>>>
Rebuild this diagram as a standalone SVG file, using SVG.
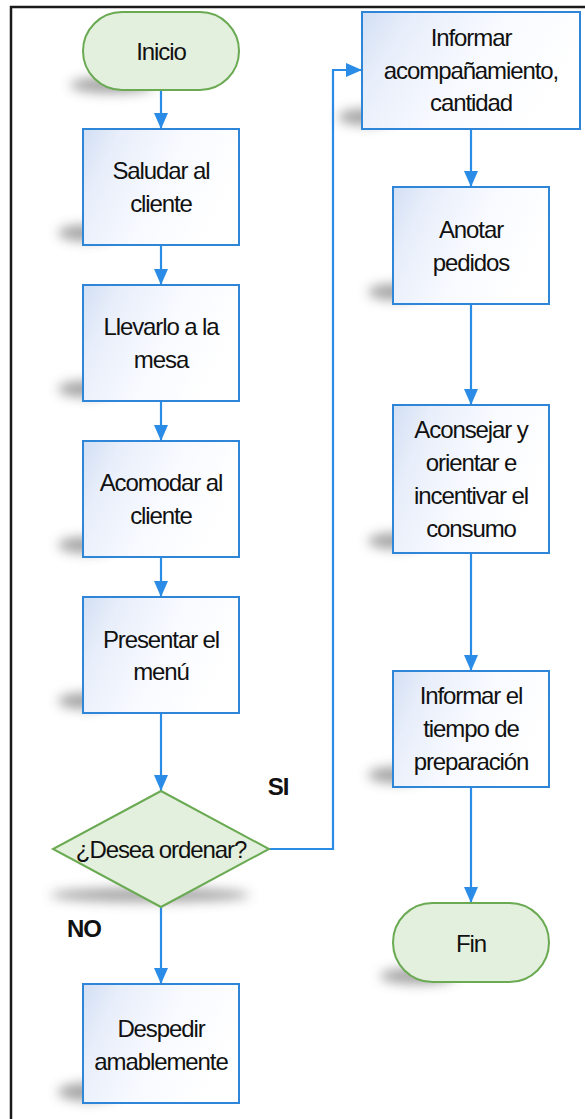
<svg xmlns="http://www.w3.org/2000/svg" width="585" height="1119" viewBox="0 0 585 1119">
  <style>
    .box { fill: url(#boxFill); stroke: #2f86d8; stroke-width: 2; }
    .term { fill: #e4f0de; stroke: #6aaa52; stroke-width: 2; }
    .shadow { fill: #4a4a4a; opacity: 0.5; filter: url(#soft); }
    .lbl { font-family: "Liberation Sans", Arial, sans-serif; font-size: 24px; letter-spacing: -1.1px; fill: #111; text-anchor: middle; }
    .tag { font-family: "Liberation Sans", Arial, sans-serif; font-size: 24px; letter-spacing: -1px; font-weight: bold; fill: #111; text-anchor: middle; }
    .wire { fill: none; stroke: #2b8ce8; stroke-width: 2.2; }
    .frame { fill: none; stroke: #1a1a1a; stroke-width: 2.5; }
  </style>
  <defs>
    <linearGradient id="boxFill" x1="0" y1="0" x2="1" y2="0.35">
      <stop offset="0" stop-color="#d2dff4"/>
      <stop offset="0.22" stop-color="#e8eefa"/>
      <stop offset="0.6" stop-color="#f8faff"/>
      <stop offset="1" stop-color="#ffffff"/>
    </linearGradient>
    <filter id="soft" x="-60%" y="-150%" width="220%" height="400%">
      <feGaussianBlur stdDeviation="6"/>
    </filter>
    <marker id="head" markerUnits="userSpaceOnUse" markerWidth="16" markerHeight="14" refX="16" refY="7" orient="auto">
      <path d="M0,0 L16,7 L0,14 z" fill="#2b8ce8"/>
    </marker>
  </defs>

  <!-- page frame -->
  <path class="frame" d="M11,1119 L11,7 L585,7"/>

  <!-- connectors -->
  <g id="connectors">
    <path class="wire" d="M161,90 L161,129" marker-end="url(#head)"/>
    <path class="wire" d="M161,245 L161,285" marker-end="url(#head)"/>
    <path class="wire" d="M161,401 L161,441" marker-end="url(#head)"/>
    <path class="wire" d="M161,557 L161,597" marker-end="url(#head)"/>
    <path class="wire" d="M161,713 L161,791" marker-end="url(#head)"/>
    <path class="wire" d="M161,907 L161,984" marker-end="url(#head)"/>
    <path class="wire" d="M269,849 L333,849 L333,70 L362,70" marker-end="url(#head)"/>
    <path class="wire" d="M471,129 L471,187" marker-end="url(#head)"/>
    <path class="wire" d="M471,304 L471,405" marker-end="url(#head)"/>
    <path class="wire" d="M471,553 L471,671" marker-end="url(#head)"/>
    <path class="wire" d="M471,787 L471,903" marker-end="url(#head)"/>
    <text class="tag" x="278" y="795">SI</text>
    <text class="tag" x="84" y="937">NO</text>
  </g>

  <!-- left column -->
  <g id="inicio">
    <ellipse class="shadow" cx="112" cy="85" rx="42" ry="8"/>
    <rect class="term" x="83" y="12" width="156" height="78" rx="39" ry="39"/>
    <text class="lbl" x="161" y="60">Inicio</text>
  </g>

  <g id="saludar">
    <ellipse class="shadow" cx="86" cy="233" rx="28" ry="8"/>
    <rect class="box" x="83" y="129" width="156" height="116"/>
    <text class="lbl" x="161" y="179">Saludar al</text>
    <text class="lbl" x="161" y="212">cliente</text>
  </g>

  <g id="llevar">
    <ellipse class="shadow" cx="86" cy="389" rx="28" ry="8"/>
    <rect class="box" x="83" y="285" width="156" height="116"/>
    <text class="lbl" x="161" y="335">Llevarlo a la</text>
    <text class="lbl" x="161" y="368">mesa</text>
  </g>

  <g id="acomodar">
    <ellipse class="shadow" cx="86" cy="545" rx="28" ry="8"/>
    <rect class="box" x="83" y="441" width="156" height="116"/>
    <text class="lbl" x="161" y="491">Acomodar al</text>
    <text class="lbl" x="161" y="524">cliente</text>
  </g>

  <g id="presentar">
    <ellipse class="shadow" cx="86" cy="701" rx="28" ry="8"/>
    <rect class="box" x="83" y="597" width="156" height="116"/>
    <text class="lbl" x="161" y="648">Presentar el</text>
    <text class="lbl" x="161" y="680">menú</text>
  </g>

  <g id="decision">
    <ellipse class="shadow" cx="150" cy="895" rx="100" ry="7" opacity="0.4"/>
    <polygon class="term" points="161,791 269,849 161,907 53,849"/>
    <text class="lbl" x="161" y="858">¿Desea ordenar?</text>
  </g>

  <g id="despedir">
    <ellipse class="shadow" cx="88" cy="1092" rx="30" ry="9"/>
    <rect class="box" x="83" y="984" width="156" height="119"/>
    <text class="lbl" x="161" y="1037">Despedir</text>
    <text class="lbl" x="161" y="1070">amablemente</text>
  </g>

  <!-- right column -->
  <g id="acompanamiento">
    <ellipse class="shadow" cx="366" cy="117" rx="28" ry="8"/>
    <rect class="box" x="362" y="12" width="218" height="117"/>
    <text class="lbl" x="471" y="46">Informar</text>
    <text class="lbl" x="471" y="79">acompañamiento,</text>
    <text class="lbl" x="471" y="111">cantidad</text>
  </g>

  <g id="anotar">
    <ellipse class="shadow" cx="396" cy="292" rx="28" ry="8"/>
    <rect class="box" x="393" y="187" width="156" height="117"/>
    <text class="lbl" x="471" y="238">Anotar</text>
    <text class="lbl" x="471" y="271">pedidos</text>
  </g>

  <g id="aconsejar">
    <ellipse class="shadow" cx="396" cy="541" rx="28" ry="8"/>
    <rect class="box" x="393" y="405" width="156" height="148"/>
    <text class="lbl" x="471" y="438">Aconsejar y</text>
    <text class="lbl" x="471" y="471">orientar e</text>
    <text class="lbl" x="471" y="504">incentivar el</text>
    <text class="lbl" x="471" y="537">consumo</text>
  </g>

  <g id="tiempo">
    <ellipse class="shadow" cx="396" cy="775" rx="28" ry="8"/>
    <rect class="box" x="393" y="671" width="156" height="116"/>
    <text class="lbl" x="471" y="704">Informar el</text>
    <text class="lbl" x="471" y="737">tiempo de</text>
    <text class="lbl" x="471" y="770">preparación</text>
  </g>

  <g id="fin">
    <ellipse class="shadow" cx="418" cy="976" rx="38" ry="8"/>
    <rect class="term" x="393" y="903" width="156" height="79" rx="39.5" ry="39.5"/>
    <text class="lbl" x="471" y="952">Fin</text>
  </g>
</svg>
<<<
• Objective:
Take the data above and repeat it exactly, leaving each picture out.

• Response below:
Rebuild this diagram as a standalone SVG file, using SVG.
<svg xmlns="http://www.w3.org/2000/svg" width="585" height="1119" viewBox="0 0 585 1119">
  <style>
    .box { fill: url(#boxFill); stroke: #2f86d8; stroke-width: 2; }
    .term { fill: #e4f0de; stroke: #6aaa52; stroke-width: 2; }
    .shadow { fill: #4a4a4a; opacity: 0.5; filter: url(#soft); }
    .lbl { font-family: "Liberation Sans", Arial, sans-serif; font-size: 24px; letter-spacing: -1.1px; fill: #111; text-anchor: middle; }
    .tag { font-family: "Liberation Sans", Arial, sans-serif; font-size: 24px; letter-spacing: -1px; font-weight: bold; fill: #111; text-anchor: middle; }
    .wire { fill: none; stroke: #2b8ce8; stroke-width: 2.2; }
    .frame { fill: none; stroke: #1a1a1a; stroke-width: 2.5; }
  </style>
  <defs>
    <linearGradient id="boxFill" x1="0" y1="0" x2="1" y2="0.35">
      <stop offset="0" stop-color="#d2dff4"/>
      <stop offset="0.22" stop-color="#e8eefa"/>
      <stop offset="0.6" stop-color="#f8faff"/>
      <stop offset="1" stop-color="#ffffff"/>
    </linearGradient>
    <filter id="soft" x="-60%" y="-150%" width="220%" height="400%">
      <feGaussianBlur stdDeviation="6"/>
    </filter>
    <marker id="head" markerUnits="userSpaceOnUse" markerWidth="16" markerHeight="14" refX="16" refY="7" orient="auto">
      <path d="M0,0 L16,7 L0,14 z" fill="#2b8ce8"/>
    </marker>
  </defs>

  <!-- page frame -->
  <path class="frame" d="M11,1119 L11,7 L585,7"/>

  <!-- connectors -->
  <g id="connectors">
    <path class="wire" d="M161,90 L161,129" marker-end="url(#head)"/>
    <path class="wire" d="M161,245 L161,285" marker-end="url(#head)"/>
    <path class="wire" d="M161,401 L161,441" marker-end="url(#head)"/>
    <path class="wire" d="M161,557 L161,597" marker-end="url(#head)"/>
    <path class="wire" d="M161,713 L161,791" marker-end="url(#head)"/>
    <path class="wire" d="M161,907 L161,984" marker-end="url(#head)"/>
    <path class="wire" d="M269,849 L333,849 L333,70 L362,70" marker-end="url(#head)"/>
    <path class="wire" d="M471,129 L471,187" marker-end="url(#head)"/>
    <path class="wire" d="M471,304 L471,405" marker-end="url(#head)"/>
    <path class="wire" d="M471,553 L471,671" marker-end="url(#head)"/>
    <path class="wire" d="M471,787 L471,903" marker-end="url(#head)"/>
    <text class="tag" x="278" y="795">SI</text>
    <text class="tag" x="84" y="937">NO</text>
  </g>

  <!-- left column -->
  <g id="inicio">
    <ellipse class="shadow" cx="112" cy="85" rx="42" ry="8"/>
    <rect class="term" x="83" y="12" width="156" height="78" rx="39" ry="39"/>
    <text class="lbl" x="161" y="60">Inicio</text>
  </g>

  <g id="saludar">
    <ellipse class="shadow" cx="86" cy="233" rx="28" ry="8"/>
    <rect class="box" x="83" y="129" width="156" height="116"/>
    <text class="lbl" x="161" y="179">Saludar al</text>
    <text class="lbl" x="161" y="212">cliente</text>
  </g>

  <g id="llevar">
    <ellipse class="shadow" cx="86" cy="389" rx="28" ry="8"/>
    <rect class="box" x="83" y="285" width="156" height="116"/>
    <text class="lbl" x="161" y="335">Llevarlo a la</text>
    <text class="lbl" x="161" y="368">mesa</text>
  </g>

  <g id="acomodar">
    <ellipse class="shadow" cx="86" cy="545" rx="28" ry="8"/>
    <rect class="box" x="83" y="441" width="156" height="116"/>
    <text class="lbl" x="161" y="491">Acomodar al</text>
    <text class="lbl" x="161" y="524">cliente</text>
  </g>

  <g id="presentar">
    <ellipse class="shadow" cx="86" cy="701" rx="28" ry="8"/>
    <rect class="box" x="83" y="597" width="156" height="116"/>
    <text class="lbl" x="161" y="648">Presentar el</text>
    <text class="lbl" x="161" y="680">menú</text>
  </g>

  <g id="decision">
    <ellipse class="shadow" cx="150" cy="895" rx="100" ry="7" opacity="0.4"/>
    <polygon class="term" points="161,791 269,849 161,907 53,849"/>
    <text class="lbl" x="161" y="858">¿Desea ordenar?</text>
  </g>

  <g id="despedir">
    <ellipse class="shadow" cx="88" cy="1092" rx="30" ry="9"/>
    <rect class="box" x="83" y="984" width="156" height="119"/>
    <text class="lbl" x="161" y="1037">Despedir</text>
    <text class="lbl" x="161" y="1070">amablemente</text>
  </g>

  <!-- right column -->
  <g id="acompanamiento">
    <ellipse class="shadow" cx="366" cy="117" rx="28" ry="8"/>
    <rect class="box" x="362" y="12" width="218" height="117"/>
    <text class="lbl" x="471" y="46">Informar</text>
    <text class="lbl" x="471" y="79">acompañamiento,</text>
    <text class="lbl" x="471" y="111">cantidad</text>
  </g>

  <g id="anotar">
    <ellipse class="shadow" cx="396" cy="292" rx="28" ry="8"/>
    <rect class="box" x="393" y="187" width="156" height="117"/>
    <text class="lbl" x="471" y="238">Anotar</text>
    <text class="lbl" x="471" y="271">pedidos</text>
  </g>

  <g id="aconsejar">
    <ellipse class="shadow" cx="396" cy="541" rx="28" ry="8"/>
    <rect class="box" x="393" y="405" width="156" height="148"/>
    <text class="lbl" x="471" y="438">Aconsejar y</text>
    <text class="lbl" x="471" y="471">orientar e</text>
    <text class="lbl" x="471" y="504">incentivar el</text>
    <text class="lbl" x="471" y="537">consumo</text>
  </g>

  <g id="tiempo">
    <ellipse class="shadow" cx="396" cy="775" rx="28" ry="8"/>
    <rect class="box" x="393" y="671" width="156" height="116"/>
    <text class="lbl" x="471" y="704">Informar el</text>
    <text class="lbl" x="471" y="737">tiempo de</text>
    <text class="lbl" x="471" y="770">preparación</text>
  </g>

  <g id="fin">
    <ellipse class="shadow" cx="418" cy="976" rx="38" ry="8"/>
    <rect class="term" x="393" y="903" width="156" height="79" rx="39.5" ry="39.5"/>
    <text class="lbl" x="471" y="952">Fin</text>
  </g>
</svg>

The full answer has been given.